It may sound facetious but the answer to the wuestion is resounding NO!
The jet stream is often described as a ribbon of strong winds that goes around each hemisphere in association with the polar front. This is the demarcation area between air originating in Polar Regions and air moving poleward from the sub-tropical high pressure areas such as the Azores High. The polar front is the area of strong horizontal temperature gradients.

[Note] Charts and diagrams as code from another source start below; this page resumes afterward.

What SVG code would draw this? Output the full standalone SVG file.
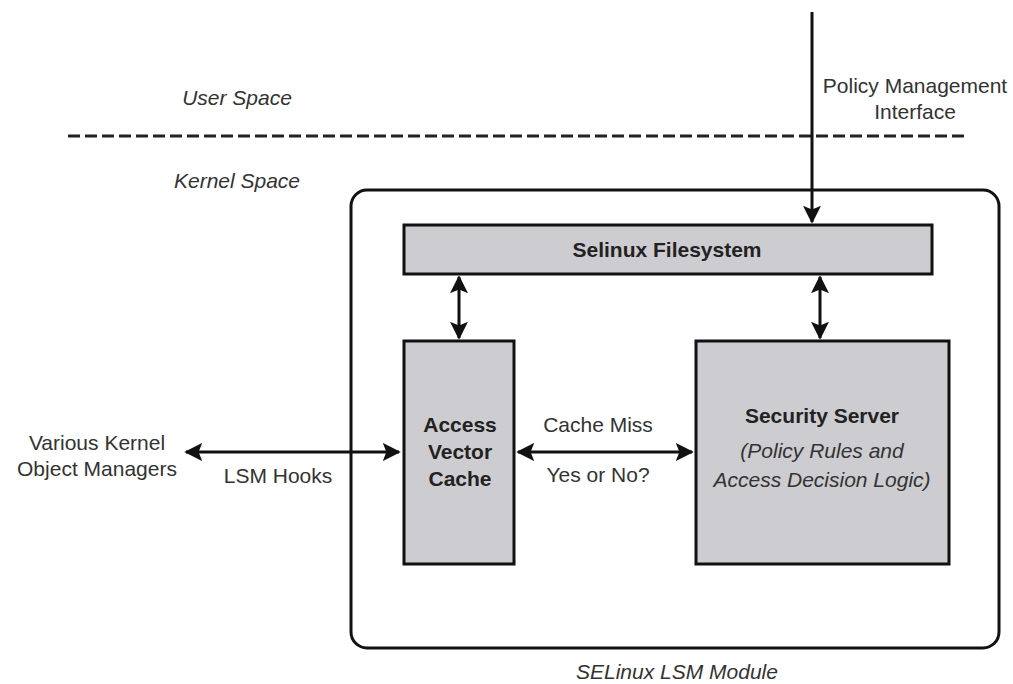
<svg xmlns="http://www.w3.org/2000/svg" width="1013" height="684" viewBox="0 0 1013 684">
<style>
text{font-family:"Liberation Sans",Arial,sans-serif;font-size:21px;fill:#333;text-anchor:middle}
.i{font-style:italic}
.b{font-weight:bold;fill:#222}
.box{fill:#cdccd0;stroke:#111;stroke-width:3}
.ln{stroke:#111;stroke-width:3;fill:none}
</style>
<defs>
<marker id="ah" viewBox="0 0 10 10" refX="9" refY="5" markerWidth="6" markerHeight="6" orient="auto-start-reverse" markerUnits="strokeWidth">
<path d="M0,0 L10,5 L0,10 L2,5 Z" fill="#111"/>
</marker>
</defs>
<rect width="1013" height="684" fill="#fff"/>
<text class="i" x="237" y="105">User Space</text>
<text class="i" x="237" y="188">Kernel Space</text>
<line x1="68" y1="136" x2="968" y2="136" stroke="#222" stroke-width="3" stroke-dasharray="12,5"/>
<text x="915" y="93">Policy Management</text>
<text x="915" y="119">Interface</text>
<g id="module">
<rect x="351" y="190" width="648" height="458" rx="16" class="ln"/>
<text class="i" x="677" y="679">SELinux LSM Module</text>
</g>
<g id="filesystem">
<rect x="404" y="225" width="528" height="49" class="box"/>
<text class="b" x="667" y="257">Selinux Filesystem</text>
</g>
<g id="avc">
<rect x="404" y="341" width="110" height="223" class="box"/>
<text class="b" x="460" y="432">Access</text>
<text class="b" x="460" y="459">Vector</text>
<text class="b" x="460" y="486">Cache</text>
</g>
<g id="server">
<rect x="696" y="341" width="253" height="223" class="box"/>
<text class="b" x="822" y="423">Security Server</text>
<text class="i" x="822" y="458">(Policy Rules and</text>
<text class="i" x="822" y="487">Access Decision Logic)</text>
</g>
<g id="managers">
<text x="97" y="450">Various Kernel</text>
<text x="97" y="476">Object Managers</text>
</g>
<g id="connectors">
<line x1="812" y1="12" x2="812" y2="222" class="ln" marker-end="url(#ah)"/>
<line x1="459" y1="277" x2="459" y2="338" class="ln" marker-start="url(#ah)" marker-end="url(#ah)"/>
<line x1="820" y1="277" x2="820" y2="338" class="ln" marker-start="url(#ah)" marker-end="url(#ah)"/>
<line x1="186" y1="452" x2="399" y2="452" class="ln" marker-start="url(#ah)" marker-end="url(#ah)"/>
<line x1="518" y1="452" x2="692" y2="452" class="ln" marker-start="url(#ah)" marker-end="url(#ah)"/>
<text x="278" y="483">LSM Hooks</text>
<text x="598" y="432">Cache Miss</text>
<text x="598" y="482">Yes or No?</text>
</g>
</svg>
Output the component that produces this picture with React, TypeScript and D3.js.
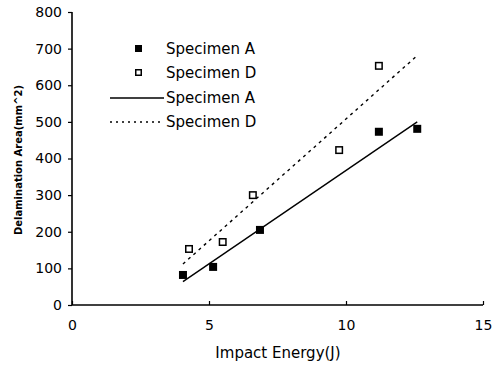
import React, { useEffect, useRef } from "react";
import * as d3 from "d3";

// measured points
const energyA = [4.05, 5.15, 6.86, 11.2, 12.6];
const areaA = [82, 104, 205, 473, 481];
const energyD = [4.27, 5.5, 6.6, 9.75, 11.2];
const areaD = [153, 172, 300, 423, 653];

// trend lines (end points)
const fitEnergy = [4.05, 12.6];
const fitA = [64, 500];
const fitD = [112, 681];

const xTicks = [0, 5, 10, 15];
const yTicks = [0, 100, 200, 300, 400, 500, 600, 700, 800];

const legendNames = ["Specimen A", "Specimen D", "Specimen A", "Specimen D"];

export default function App() {
  const ref = useRef<SVGSVGElement>(null);

  useEffect(() => {
    const svg = d3.select(ref.current);
    svg.selectAll("*").remove();
    const font = "'DejaVu Sans', Verdana, sans-serif";

    const x = d3.scaleLinear().domain([0, 15]).range([72, 483]);
    const y = d3.scaleLinear().domain([0, 800]).range([305, 12]);

    // axes
    const yAxis = svg.append("g")
      .attr("transform", "translate(72,0)")
      .call(d3.axisLeft(y).tickValues(yTicks).tickSize(4).tickFormat(d3.format("d")));
    yAxis.select(".domain").attr("stroke-width", 1.6).attr("d", "M0,12V305");
    yAxis.selectAll("line").attr("stroke-width", 1.2);
    yAxis.selectAll("text")
      .attr("x", -10)
      .style("font-family", font)
      .style("font-size", "14px")
      .attr("fill", "#000");

    const xAxis = svg.append("g")
      .attr("transform", "translate(0,305)")
      .call(d3.axisBottom(x).tickValues(xTicks).tickSize(-4).tickFormat(d3.format("d")));
    xAxis.select(".domain").attr("stroke-width", 1.6).attr("d", "M72,0H483");
    xAxis.selectAll("line").attr("stroke-width", 1.2);
    xAxis.selectAll("text")
      .attr("y", 15)
      .style("font-family", font)
      .style("font-size", "14px")
      .attr("fill", "#000");

    // trend lines
    const line = d3.line<number>().x((d, i) => x(fitEnergy[i])).y(d => y(d));
    svg.append("path").attr("d", line(fitA)).attr("fill", "none")
      .attr("stroke", "#000").attr("stroke-width", 1.4);
    svg.append("path").attr("d", line(fitD)).attr("fill", "none")
      .attr("stroke", "#000").attr("stroke-width", 1.4).attr("stroke-dasharray", "3,4");

    // markers
    const s = 8;
    svg.append("g").selectAll("rect").data(energyA).enter().append("rect")
      .attr("x", (d) => x(d) - s / 2)
      .attr("y", (d, i) => y(areaA[i]) - s / 2)
      .attr("width", s).attr("height", s).attr("fill", "#000");
    svg.append("g").selectAll("rect").data(energyD).enter().append("rect")
      .attr("x", (d) => x(d) - s / 2 + 0.75)
      .attr("y", (d, i) => y(areaD[i]) - s / 2 + 0.75)
      .attr("width", s - 1.5).attr("height", s - 1.5)
      .attr("fill", "#fff").attr("stroke", "#000").attr("stroke-width", 1.5);

    // legend
    const legY = [49, 73, 98, 122];
    const leg = svg.append("g");
    leg.append("rect").attr("x", 135).attr("y", legY[0] - 4).attr("width", 7).attr("height", 7).attr("fill", "#000");
    leg.append("rect").attr("x", 135.75).attr("y", legY[1] - 3.25).attr("width", 5.5).attr("height", 5.5)
      .attr("fill", "#fff").attr("stroke", "#000").attr("stroke-width", 1.5);
    leg.append("line").attr("x1", 110).attr("x2", 164).attr("y1", legY[2]).attr("y2", legY[2])
      .attr("stroke", "#000").attr("stroke-width", 1.3);
    leg.append("line").attr("x1", 110).attr("x2", 164).attr("y1", legY[3]).attr("y2", legY[3])
      .attr("stroke", "#000").attr("stroke-width", 1.3).attr("stroke-dasharray", "2,4");
    leg.selectAll("text.lg").data(legendNames).enter().append("text")
      .attr("x", 166).attr("y", (d, i) => legY[i] + 5)
      .style("font-family", font).style("font-size", "15px")
      .text(d => d);

    // axis titles
    svg.append("text")
      .attr("x", 278).attr("y", 358)
      .attr("text-anchor", "middle")
      .style("font-family", font).style("font-size", "15px")
      .text("Impact Energy(J)");
    svg.append("text")
      .attr("transform", "translate(22,160) rotate(-90)")
      .attr("text-anchor", "middle")
      .style("font-family", font).style("font-size", "10px").style("font-weight", "bold")
      .text("Delamination Area(mm^2)");
  }, []);

  return (
    <svg ref={ref} width={499} height={368}
      style={{ position: "absolute", left: 0, top: 0, background: "#fff" }} />
  );
}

Above the surface of the earth, it is more convenient to depict the patterns using contour lines of equal pressure. A height where the pressure is 300 hPa is about 10 km or 30,000 feet above sea level. The height of the 250 hPa level is about 35,000 or 11 km while 200 hPa is about 12 km or 38,000 feet. ——

Why the Jet Stream is important

From a practical, aviation, perspective the jet stream is important in the routing of aircraft on long haul flights. A tail wind of 100 knots or more can be a great boon in terms of fuel usage while a headwind can be expensive.

In more general meteorological terms, the jet stream is an obvious manifestation of the workings of the atmosphere as a whole. During and after World War 2 forecasters studied the patterns of upper winds as an indication of how the atmosphere might evolve over the next 2 or 3 days. Those ideas have been seized upon as a possible help to sailors in understanding weather.

Over the past 60 years the use of computers has enabled the development and still continual evolution of Numerical Weather Predistion. These treat the atmosphere as an entity and evaluate developments using data from all levels right from the surface of the earth up to 80 km. —-=

Is studying the Jet stream useful to sailors?

Its main value is probably academic in that it is a very obvious phenomenon and the interaction with what happens low down is fairly obvious. However, it has to be remembered that the jet stream is just a part of the atmosphere. Although clearly important, the jet stream is as much a symptom of what is happening as a cause. The interactions are complex. Our puny human brains cannot even start to quantify the interactions between all the processes that drive the atmosphere. That is best done through the use of the NWP models.

Anyone wanting to see how the computers, the NOAA GFS at least, is predicting the jet stream over the next 12 or so days can go to the Netweather site. An alternative is the Ventusky site, best viewed on a tablet.

This, from the Netweather site shows how complex is the jet stream and winds in general at such heights.

Netweather Jet

This is from the Ventusky service. They do not show the Jetstream as such but selecting a level of 300hPa, you see the wind patterns around 10km (30,000ft) above the surface – around mid latitude jet stream levels.